Padauk in this case, again hand tools only again, same tools, just with a shot at making the lid thicker and the top rounded. 
Padauk is supposedly around 1700-1800 hardness. it definitely has straws that aren’t terribly easy to plane expanses of on end grain easily, but it’s not intolerable. This one again has silica in it!! Too, the profile on the top is cut with little sandpaper, but unlike the other boxes where none is used, after planing, rounding and filing the profiles to near finished state, I did sand them to try to make them look as uniform as possible. I hate sanding – the mess, the boredom, etc, but on a round profile like this, it’s the easiest way I know to not have stray marks. The same beading plane worked fine again across the end grain, it has not been resharpened and the fact that it’s held up without beating up beads or leaving lines on anything is a testament to us often being off the mark about needing abrasion resistance vs. understanding geometry of edges.
Of course, the same design on the bottom after the above, and after pore filling with FF pumice mixed in a long oil varnish, the finish is almost gloss. 


Almost gloss here, which you can see if you look closely suggesting that I didn’t build a big thick finish and the sand and rub out what’s left. Rather, it’s just applied and then wetsanded and after the last wetsanding with relatively fine paper, the final coat is just as brushed with a small fine artist brush. thin so that it will have minimal brush marking or stria.

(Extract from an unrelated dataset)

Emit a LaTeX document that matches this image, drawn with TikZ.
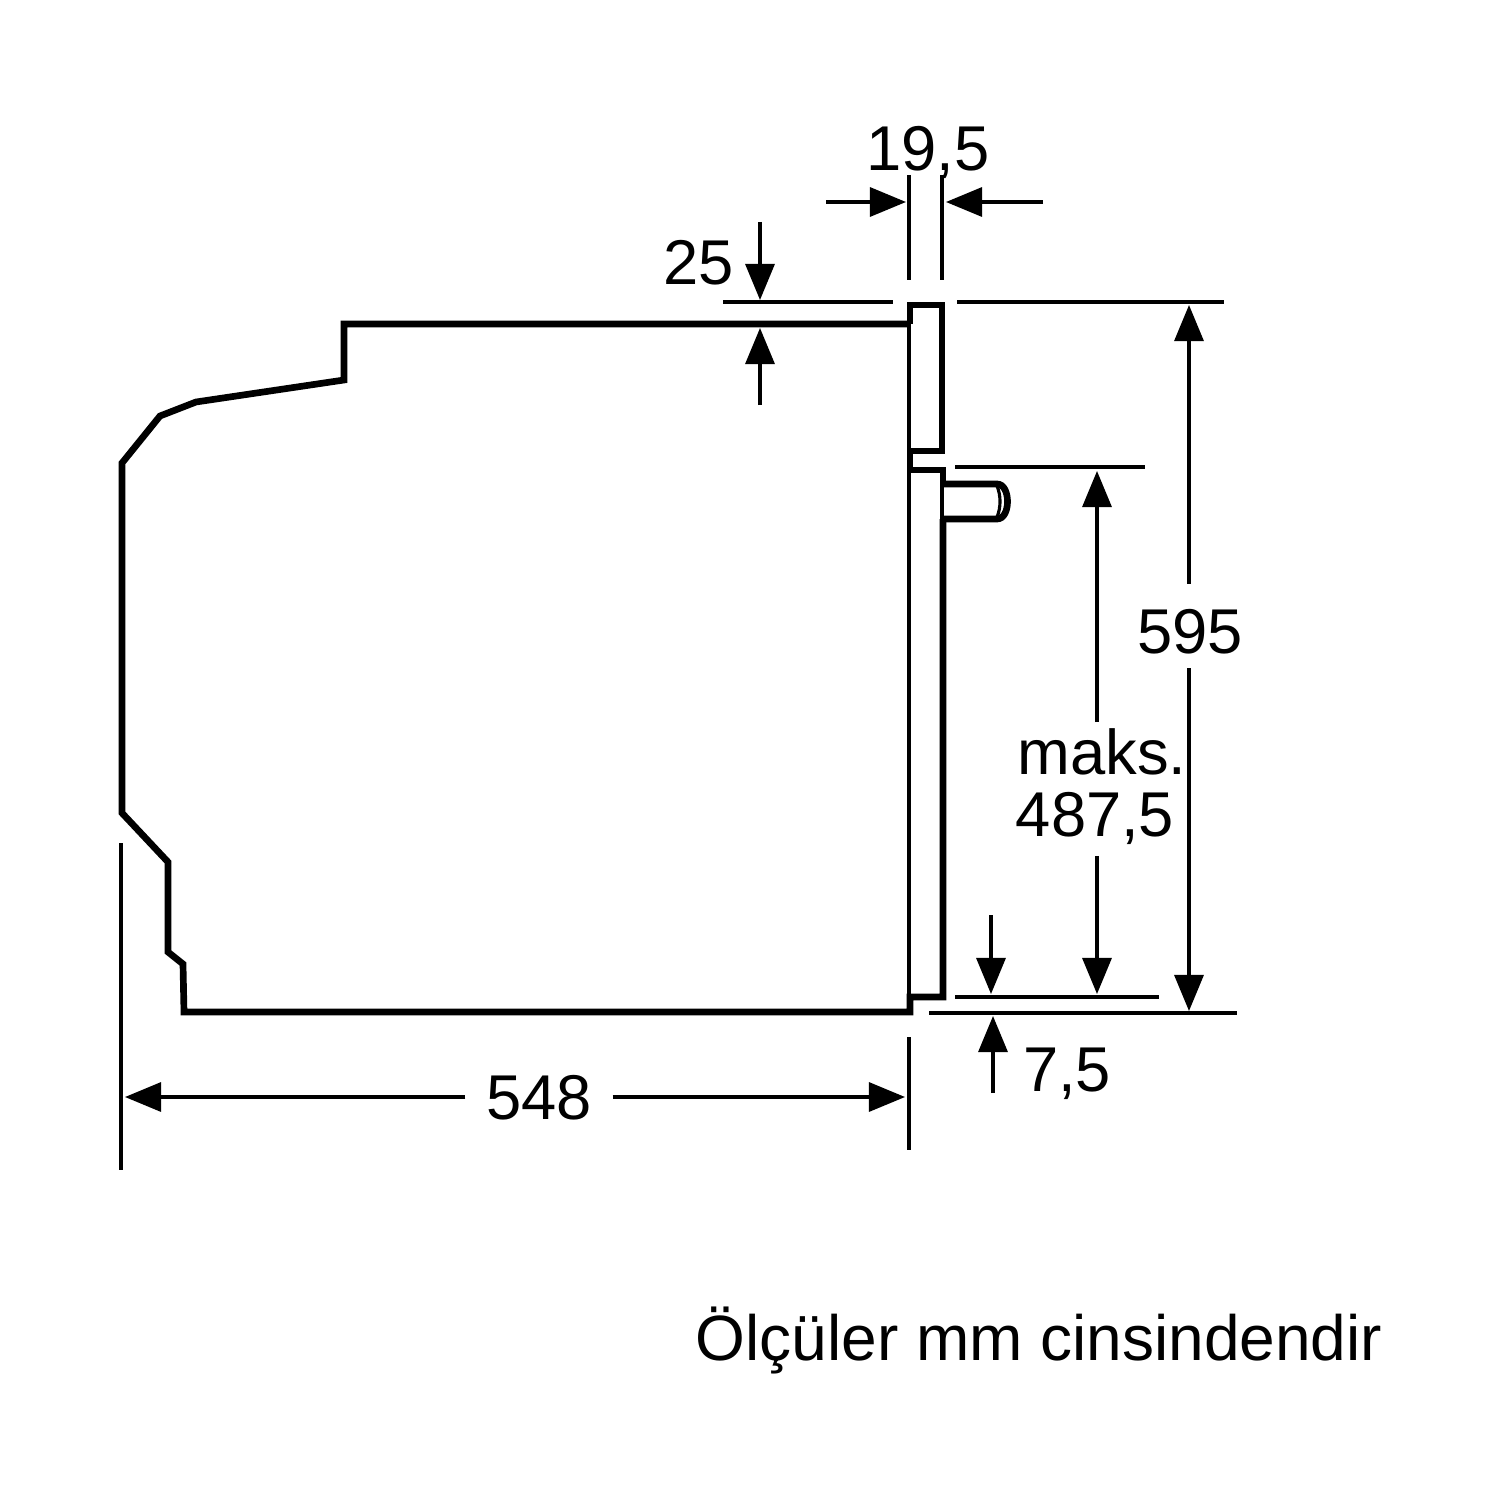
\documentclass[tikz,border=0pt]{standalone}
\usepackage{fontspec}
\setmainfont{Liberation Sans}
\usetikzlibrary{arrows.meta}
\tikzstyle{outline} = [line width=1.9pt,line join=miter]
\tikzstyle{doorline} = [line width=1.2pt]
\tikzstyle{extline} = [line width=0.9pt]
\tikzstyle{arrow} = [line width=0.9pt,-{Triangle[length=0.36cm,width=0.29cm]}]
\tikzstyle{dimtext} = [font=\fontsize{18}{20}\selectfont,inner sep=0.2cm]
\begin{document}
\begin{tikzpicture}[x=0.01cm,y=-0.01cm]
            \useasboundingbox (0,0) rectangle (1500,1497);
            \draw[outline] (908,324) -- (344,324) -- (344,380) -- (196,402) -- (160,416)
                -- (122,463) -- (122,813) -- (168,862) -- (168,952) -- (183,964)
                -- (184,1012) -- (910,1012) -- (910,997) -- (943,997) -- (943,519);
            \draw[outline] (943,484) -- (943,470) -- (910,470) -- (910,451) -- (942,451)
                -- (942,305) -- (910,305) -- (910,324);
            \draw[doorline] (909,305) -- (909,451);
            \draw[doorline] (909,470) -- (909,997);
            \draw[extline] (942,484) -- (942,519);
            \draw[outline] (943,484) -- (997,484) .. controls (1011,484) and (1011,519) .. (997,519) -- (943,519);
            \draw[extline] (997,486) .. controls (1001,495) and (1001,508) .. (997,517);

            \node[dimtext] (t195) at (928,152) {19,5};
            \node[dimtext] (t25) at (699,263) {25};
            \node[dimtext] (t595) at (1190,632) {595};
            \node[dimtext] (tmaks) at (1102,752) {maks.};
            \node[dimtext] (t4875) at (1095,818) {487,5};
            \node[dimtext] (t75) at (1067,1074) {7,5};
            \node[dimtext] (t548) at (539,1098) {548};
            \node[dimtext,font=\fontsize{18.2}{20}\selectfont] (tnote) at (1039,1340) {Ölçüler mm cinsindendir};

            \coordinate (w1) at (909,175);
            \coordinate (w2) at (909,280);
            \coordinate (w3) at (942,175);
            \coordinate (w4) at (942,280);
            \draw[extline] (w1) -- (w2);
            \draw[extline] (w3) -- (w4);
            \coordinate (wa) at (826,202);
            \coordinate (wb) at (906,202);
            \coordinate (wc) at (1043,202);
            \coordinate (wd) at (946,202);
            \draw[arrow] (wa) -- (wb);
            \draw[arrow] (wc) -- (wd);

            \coordinate (top1) at (723,302);
            \coordinate (top2) at (893,302);
            \coordinate (top3) at (957,302);
            \coordinate (top4) at (1224,302);
            \draw[extline] (top1) -- (top2);
            \draw[extline] (top3) -- (top4);
            \coordinate (ta) at (760,222);
            \coordinate (tb) at (760,300);
            \coordinate (tc) at (760,405);
            \coordinate (td) at (760,328);
            \draw[arrow] (ta) -- (tb);
            \draw[arrow] (tc) -- (td);

            \coordinate (knob1) at (955,467);
            \coordinate (knob2) at (1145,467);
            \draw[extline] (knob1) -- (knob2);
            \coordinate (low1) at (955,997);
            \coordinate (low2) at (1159,997);
            \draw[extline] (low1) -- (low2);
            \coordinate (base1) at (929,1013);
            \coordinate (base2) at (1237,1013);
            \draw[extline] (base1) -- (base2);

            \coordinate (ha) at (1189,305);
            \coordinate (hb) at (1189,1011);
            \draw[arrow] ([yshift=0.05cm]t595.north -| ha) -- (ha);
            \draw[arrow] ([yshift=0.07cm]t595.south -| hb) -- (hb);
            \coordinate (ma) at (1097,471);
            \coordinate (mb) at (1097,994);
            \draw[arrow] ([yshift=-0.14cm]tmaks.north -| ma) -- (ma);
            \draw[arrow] ([yshift=0.09cm]t4875.south -| mb) -- (mb);

            \coordinate (sa) at (991,915);
            \coordinate (sb) at (991,994);
            \coordinate (sc) at (993,1093);
            \coordinate (sd) at (993,1016);
            \draw[arrow] (sa) -- (sb);
            \draw[arrow] (sc) -- (sd);

            \coordinate (d1) at (909,1037);
            \coordinate (d2) at (909,1150);
            \coordinate (d3) at (121,843);
            \coordinate (d4) at (121,1170);
            \draw[extline] (d1) -- (d2);
            \draw[extline] (d3) -- (d4);
            \coordinate (da) at (125,1097);
            \coordinate (db) at (905,1097);
            \draw[arrow] (t548.west |- da) -- (da);
            \draw[arrow] (t548.east |- db) -- (db);
        \end{tikzpicture}
\end{document}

It’s interesting that in making this box, I used some of the least abrasion resistant tools that I have and never once felt like they were limiting at all. For the gouges, if the tools were more abrasion resistant, it would’ve been aggravating.
Oh….
An after the fact edit – you can see the chip on the corner of the box in one of the pictures, or maybe several. You’d think that’s from chiseling or planing, but I was actually filing the end grain. I really like planing and then filing end grain – it’s miles better than sanding end grain, but it will break out the dry brittle grain that I mentioned, especially on padauk, which is really chippy at edges. I can’t imagine it would’ve been like that just after being dried. I did nothing about it – no repair, no attempt to glue the chip on and hide it because it’s a stone box. I’d be nice to make a jewelry box or something like this style and really tart it up for real – no damage, and build the finish and make it look nicer than the off the brush finish in this case. For stones, there’s no use…..why? As soon as you have swarf on your fingers, whatever you touch in terms of finishes will get deglossed by the metal grit. When these get deglossed, I’ll just hit them with 4F steel wool and wax them with carnauba. What I really want out of the varnish, and what it’s great at, is ignoring any alcohol or oils or WD40 that’ll be used on the stone – it’ll keep the wood clean.